The Execution of Nazi Collaborator — Pietro Caruso Chose 335 Innocents to Die


The Man Who Chose 335 to Die
The Execution of Pietro Caruso
Rome, September 22, 1944
He could barely stand.
The man being led across the courtyard leaned heavily on his crutches, his body weakened by illness, stress, and the sudden collapse of everything he had believed permanent. Only months earlier, his name had been spoken in whispers across Rome—spoken carefully, fearfully. Now it was announced aloud, without hesitation.
Pietro Caruso was about to be executed.
The irony was not lost on the crowd.
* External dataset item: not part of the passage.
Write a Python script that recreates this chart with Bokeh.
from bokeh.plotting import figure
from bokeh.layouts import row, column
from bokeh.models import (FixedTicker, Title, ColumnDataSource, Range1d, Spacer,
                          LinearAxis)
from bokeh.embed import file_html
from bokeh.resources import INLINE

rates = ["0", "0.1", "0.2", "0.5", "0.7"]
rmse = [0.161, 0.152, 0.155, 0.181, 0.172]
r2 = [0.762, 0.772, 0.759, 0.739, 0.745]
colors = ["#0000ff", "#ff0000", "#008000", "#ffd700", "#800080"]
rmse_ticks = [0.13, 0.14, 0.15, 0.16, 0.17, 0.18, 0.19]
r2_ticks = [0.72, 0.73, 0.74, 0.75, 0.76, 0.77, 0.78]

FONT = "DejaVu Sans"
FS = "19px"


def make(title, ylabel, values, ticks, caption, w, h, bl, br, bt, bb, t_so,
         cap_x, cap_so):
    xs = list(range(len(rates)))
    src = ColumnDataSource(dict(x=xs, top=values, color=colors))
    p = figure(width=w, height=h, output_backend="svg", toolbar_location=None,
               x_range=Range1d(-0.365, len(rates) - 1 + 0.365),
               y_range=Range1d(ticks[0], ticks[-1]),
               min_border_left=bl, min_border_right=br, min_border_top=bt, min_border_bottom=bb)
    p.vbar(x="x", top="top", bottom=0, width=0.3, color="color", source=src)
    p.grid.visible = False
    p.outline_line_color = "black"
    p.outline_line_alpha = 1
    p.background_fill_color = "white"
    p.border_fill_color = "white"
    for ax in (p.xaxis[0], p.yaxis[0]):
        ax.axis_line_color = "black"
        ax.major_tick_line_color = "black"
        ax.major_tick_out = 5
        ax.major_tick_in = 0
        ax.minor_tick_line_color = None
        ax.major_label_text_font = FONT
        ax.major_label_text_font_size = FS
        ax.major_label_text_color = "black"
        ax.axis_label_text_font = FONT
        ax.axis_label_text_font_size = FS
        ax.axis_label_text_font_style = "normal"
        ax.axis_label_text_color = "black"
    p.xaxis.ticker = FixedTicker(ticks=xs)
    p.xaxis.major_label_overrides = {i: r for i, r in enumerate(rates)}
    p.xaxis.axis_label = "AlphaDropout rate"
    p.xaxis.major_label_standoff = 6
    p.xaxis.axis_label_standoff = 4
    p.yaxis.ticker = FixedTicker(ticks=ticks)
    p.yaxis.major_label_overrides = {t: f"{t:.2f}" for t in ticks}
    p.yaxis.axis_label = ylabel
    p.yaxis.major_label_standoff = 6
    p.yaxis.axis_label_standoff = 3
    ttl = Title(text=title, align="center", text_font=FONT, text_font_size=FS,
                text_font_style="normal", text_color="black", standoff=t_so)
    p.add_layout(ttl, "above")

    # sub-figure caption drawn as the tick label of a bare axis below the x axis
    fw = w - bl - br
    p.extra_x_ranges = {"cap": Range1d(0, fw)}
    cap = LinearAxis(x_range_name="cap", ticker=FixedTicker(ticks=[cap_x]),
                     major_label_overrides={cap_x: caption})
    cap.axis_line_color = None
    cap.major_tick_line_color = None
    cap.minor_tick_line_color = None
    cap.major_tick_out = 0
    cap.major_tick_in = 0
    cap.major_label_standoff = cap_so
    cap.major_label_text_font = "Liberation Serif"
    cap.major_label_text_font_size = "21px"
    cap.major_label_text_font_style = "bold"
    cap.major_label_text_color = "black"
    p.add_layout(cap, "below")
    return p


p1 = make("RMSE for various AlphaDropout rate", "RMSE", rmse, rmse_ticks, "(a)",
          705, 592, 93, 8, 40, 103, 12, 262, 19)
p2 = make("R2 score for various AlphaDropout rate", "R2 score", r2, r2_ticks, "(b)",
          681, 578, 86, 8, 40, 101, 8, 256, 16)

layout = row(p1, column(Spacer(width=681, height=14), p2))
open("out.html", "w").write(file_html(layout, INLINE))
This was a man who had ordered arrests at dawn, who had sent others to die without trial, without mercy, without even learning their names. Now he stood before a firing squad, facing the same finality he had once dispensed so casually.
Rome Under the Boot
When German forces occupied Rome in September 1943, following Italy’s armistice with the Allies, the city entered one of its darkest chapters. The Nazis ruled openly, but they could not govern alone. They required collaborators—locals who understood the streets, the networks, the people.
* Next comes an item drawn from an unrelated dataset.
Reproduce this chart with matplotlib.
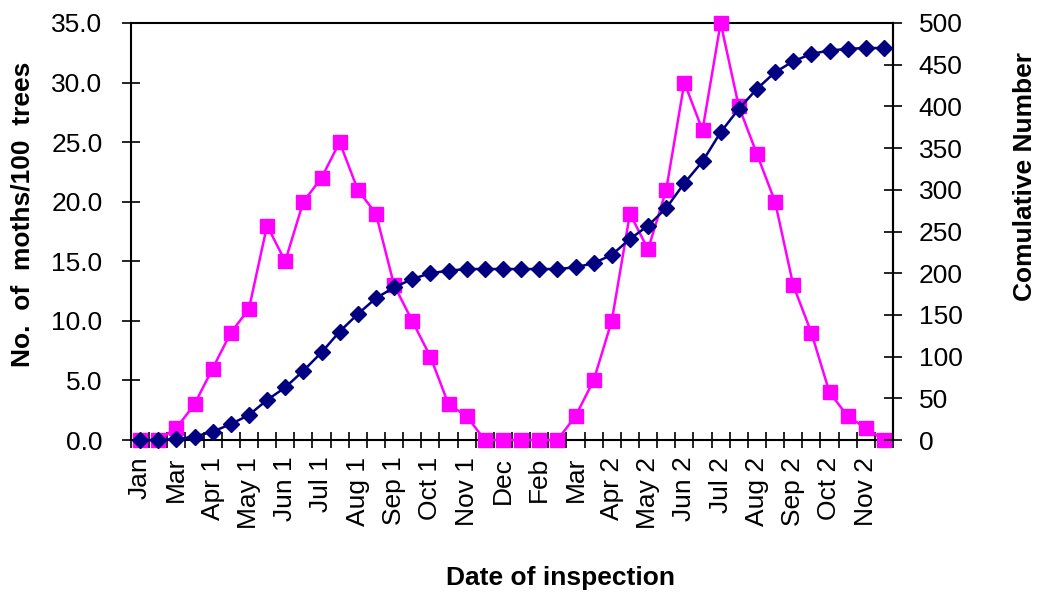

Caruso was exactly that man.
As police chief of Rome under the Fascist-controlled Italian Social Republic, Caruso became the city’s internal executioner. He did not merely follow German directives. He enforced them with zeal.
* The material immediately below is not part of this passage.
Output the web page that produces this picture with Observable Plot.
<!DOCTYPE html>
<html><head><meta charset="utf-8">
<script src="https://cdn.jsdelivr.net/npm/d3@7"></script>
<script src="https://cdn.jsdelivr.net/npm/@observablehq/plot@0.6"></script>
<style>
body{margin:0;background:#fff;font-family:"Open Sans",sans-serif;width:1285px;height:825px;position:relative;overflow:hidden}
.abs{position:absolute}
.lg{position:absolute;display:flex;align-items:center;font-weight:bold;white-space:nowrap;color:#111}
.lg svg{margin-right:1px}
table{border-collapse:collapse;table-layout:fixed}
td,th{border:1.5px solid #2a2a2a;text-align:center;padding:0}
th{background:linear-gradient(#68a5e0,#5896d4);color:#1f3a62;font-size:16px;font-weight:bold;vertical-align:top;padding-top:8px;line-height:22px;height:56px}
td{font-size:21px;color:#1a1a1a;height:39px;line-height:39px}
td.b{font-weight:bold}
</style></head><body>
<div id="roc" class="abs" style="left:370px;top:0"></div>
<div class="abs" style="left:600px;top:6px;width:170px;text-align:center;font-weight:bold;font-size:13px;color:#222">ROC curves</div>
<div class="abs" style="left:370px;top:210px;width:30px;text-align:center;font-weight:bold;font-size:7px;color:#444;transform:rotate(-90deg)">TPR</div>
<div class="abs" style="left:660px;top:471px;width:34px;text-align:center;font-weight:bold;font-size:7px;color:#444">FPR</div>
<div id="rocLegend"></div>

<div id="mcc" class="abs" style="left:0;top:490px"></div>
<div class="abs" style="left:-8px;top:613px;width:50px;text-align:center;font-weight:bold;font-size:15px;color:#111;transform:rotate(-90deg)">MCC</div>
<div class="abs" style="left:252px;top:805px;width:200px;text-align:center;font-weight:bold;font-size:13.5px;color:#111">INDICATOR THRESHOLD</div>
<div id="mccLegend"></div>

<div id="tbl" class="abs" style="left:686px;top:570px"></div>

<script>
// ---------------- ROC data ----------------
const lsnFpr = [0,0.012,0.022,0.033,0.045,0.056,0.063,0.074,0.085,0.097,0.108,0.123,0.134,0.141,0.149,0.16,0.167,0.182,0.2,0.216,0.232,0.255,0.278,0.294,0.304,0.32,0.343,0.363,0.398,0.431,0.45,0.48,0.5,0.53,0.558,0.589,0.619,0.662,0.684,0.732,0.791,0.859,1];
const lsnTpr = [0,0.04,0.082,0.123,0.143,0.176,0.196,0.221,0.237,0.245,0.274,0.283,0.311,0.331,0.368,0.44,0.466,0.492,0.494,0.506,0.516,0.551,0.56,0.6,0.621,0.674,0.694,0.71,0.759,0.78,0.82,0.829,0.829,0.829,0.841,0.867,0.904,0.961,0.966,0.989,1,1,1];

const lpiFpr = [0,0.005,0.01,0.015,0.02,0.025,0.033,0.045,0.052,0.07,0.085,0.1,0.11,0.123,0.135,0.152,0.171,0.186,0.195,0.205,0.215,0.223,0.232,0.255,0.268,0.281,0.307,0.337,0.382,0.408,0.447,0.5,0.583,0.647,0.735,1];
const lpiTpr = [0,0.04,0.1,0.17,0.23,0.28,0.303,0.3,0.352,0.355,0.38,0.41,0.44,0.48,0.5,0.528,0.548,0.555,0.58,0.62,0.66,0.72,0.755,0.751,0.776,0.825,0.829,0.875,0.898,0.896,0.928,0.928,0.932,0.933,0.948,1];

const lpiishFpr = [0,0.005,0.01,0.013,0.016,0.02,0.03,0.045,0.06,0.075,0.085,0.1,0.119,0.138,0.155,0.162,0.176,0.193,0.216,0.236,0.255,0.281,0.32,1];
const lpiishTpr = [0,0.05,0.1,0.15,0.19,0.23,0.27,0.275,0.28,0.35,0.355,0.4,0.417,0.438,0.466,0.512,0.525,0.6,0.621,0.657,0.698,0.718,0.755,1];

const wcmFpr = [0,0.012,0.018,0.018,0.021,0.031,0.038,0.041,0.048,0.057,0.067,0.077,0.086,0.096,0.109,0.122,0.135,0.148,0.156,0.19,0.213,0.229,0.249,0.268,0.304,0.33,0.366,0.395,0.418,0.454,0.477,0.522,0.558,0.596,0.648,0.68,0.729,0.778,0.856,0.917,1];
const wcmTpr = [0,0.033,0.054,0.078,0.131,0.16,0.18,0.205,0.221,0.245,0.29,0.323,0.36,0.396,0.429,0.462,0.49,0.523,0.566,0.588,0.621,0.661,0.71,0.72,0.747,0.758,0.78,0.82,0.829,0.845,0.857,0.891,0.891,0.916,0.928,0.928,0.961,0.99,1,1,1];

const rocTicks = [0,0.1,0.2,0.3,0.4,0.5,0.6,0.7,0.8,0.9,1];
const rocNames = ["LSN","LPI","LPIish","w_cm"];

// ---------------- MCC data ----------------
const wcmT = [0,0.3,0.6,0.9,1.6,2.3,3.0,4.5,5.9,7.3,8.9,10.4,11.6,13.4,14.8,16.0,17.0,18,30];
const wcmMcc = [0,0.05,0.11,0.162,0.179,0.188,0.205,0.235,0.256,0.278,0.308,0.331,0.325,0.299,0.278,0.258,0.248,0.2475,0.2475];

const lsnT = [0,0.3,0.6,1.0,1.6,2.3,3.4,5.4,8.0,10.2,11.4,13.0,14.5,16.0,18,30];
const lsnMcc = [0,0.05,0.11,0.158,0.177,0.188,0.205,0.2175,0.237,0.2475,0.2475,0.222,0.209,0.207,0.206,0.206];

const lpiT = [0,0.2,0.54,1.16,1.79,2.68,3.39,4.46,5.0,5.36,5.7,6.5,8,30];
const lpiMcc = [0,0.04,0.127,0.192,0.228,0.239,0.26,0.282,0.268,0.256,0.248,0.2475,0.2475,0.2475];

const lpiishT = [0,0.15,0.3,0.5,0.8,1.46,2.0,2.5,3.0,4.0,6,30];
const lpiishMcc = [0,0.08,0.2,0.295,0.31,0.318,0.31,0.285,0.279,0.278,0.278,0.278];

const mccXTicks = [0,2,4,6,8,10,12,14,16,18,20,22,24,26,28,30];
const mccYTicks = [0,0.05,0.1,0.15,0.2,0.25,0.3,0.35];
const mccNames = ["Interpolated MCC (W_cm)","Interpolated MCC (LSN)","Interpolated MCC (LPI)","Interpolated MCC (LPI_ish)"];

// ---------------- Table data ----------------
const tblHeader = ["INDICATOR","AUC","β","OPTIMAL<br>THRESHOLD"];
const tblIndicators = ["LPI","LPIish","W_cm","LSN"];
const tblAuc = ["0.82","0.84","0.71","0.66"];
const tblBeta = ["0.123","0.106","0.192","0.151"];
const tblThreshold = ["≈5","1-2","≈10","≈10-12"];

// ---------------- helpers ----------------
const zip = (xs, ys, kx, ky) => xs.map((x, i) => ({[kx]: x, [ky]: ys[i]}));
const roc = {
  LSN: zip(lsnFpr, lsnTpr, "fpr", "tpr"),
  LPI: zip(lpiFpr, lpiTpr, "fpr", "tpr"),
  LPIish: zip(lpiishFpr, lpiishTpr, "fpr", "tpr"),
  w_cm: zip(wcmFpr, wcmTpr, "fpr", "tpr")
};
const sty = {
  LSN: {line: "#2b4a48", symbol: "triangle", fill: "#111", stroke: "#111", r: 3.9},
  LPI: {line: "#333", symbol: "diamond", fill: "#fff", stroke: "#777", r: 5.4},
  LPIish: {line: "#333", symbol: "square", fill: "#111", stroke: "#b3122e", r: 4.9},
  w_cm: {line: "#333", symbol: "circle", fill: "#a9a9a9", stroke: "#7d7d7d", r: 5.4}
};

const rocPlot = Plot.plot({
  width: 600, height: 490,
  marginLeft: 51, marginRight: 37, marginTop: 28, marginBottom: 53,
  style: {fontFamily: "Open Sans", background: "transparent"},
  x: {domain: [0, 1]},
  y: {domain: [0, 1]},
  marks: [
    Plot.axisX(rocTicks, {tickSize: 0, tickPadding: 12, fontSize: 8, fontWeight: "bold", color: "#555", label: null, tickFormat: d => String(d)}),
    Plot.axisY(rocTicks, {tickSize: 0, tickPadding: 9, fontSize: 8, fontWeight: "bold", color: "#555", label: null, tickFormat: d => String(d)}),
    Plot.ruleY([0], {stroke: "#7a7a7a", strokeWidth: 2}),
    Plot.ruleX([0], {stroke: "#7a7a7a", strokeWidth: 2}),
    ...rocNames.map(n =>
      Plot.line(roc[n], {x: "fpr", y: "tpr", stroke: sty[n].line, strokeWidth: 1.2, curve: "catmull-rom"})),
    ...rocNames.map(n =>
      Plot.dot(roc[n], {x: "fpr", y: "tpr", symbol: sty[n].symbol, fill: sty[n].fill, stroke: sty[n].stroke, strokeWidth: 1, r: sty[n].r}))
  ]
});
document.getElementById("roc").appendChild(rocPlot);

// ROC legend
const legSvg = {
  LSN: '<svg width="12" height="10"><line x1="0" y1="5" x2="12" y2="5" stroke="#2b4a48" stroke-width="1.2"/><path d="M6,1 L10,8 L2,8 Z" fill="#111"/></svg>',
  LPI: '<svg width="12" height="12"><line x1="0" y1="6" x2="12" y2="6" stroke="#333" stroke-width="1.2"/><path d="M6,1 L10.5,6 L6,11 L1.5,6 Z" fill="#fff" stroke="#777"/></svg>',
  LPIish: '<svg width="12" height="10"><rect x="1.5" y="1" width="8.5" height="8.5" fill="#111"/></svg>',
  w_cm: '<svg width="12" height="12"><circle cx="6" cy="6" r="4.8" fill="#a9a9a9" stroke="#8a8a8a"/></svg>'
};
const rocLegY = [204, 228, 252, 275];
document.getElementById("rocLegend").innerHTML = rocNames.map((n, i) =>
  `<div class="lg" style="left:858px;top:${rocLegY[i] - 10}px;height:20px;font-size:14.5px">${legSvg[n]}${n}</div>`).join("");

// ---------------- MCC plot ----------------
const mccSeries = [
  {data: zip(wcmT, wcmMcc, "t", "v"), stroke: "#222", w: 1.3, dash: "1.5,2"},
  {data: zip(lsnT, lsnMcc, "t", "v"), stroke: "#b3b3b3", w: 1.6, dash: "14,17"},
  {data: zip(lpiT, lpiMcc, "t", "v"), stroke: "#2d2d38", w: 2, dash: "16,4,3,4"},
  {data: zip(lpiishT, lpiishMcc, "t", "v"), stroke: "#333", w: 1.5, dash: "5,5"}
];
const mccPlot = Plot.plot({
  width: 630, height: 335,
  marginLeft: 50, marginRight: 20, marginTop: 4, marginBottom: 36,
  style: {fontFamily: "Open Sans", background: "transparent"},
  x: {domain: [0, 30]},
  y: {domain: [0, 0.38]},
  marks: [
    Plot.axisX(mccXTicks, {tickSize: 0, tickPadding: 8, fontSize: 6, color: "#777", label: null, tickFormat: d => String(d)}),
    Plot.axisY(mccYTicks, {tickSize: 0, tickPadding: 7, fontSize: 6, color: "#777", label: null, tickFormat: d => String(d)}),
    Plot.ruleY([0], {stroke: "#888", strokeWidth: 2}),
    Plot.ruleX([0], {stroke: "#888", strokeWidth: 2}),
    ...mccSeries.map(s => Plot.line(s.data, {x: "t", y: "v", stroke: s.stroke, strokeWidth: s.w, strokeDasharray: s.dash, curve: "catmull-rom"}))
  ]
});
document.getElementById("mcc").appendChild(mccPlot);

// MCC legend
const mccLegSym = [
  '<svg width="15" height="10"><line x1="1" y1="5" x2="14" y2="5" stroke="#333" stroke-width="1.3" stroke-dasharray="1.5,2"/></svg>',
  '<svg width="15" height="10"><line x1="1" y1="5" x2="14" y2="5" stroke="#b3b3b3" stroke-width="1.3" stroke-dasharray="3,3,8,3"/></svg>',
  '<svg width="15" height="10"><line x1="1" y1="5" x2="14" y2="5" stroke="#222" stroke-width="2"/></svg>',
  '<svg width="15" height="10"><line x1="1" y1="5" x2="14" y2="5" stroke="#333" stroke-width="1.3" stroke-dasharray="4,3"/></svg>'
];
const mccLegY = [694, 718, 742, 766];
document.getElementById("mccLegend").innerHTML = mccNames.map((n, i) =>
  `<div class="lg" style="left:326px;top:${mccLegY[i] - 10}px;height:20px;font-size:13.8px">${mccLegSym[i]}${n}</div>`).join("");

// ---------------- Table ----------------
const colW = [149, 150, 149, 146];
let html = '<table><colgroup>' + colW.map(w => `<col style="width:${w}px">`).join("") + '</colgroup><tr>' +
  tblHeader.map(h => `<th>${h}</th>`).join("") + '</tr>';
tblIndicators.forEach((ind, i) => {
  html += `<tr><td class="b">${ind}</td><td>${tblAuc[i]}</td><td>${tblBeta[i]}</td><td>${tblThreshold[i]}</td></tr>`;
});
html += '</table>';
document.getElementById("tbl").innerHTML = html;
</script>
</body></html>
Partisans were hunted relentlessly. Civilians were arrested on suspicion alone. Jews were rounded up, interrogated, and handed over to German authorities—many of them never seen again. Under Caruso, the police headquarters became a place of dread. Fear was policy. Brutality was routine.
Caruso believed in the permanence of power. He believed the Germans would win. He believed that loyalty would protect him.
He was wrong.
The Massacre That Defined Him
On March 23, 1944, Italian resistance fighters attacked a German police regiment on Via Rasella, killing 33 German soldiers. The Nazi response was swift and merciless. Adolf Hitler ordered retaliation: ten Italians executed for every German killed.
The final number would be 335.
The site chosen was the Fosse Ardeatine, a network of caves on the outskirts of Rome. What followed was one of the most infamous war crimes in Italian history.
Caruso was not a bystander.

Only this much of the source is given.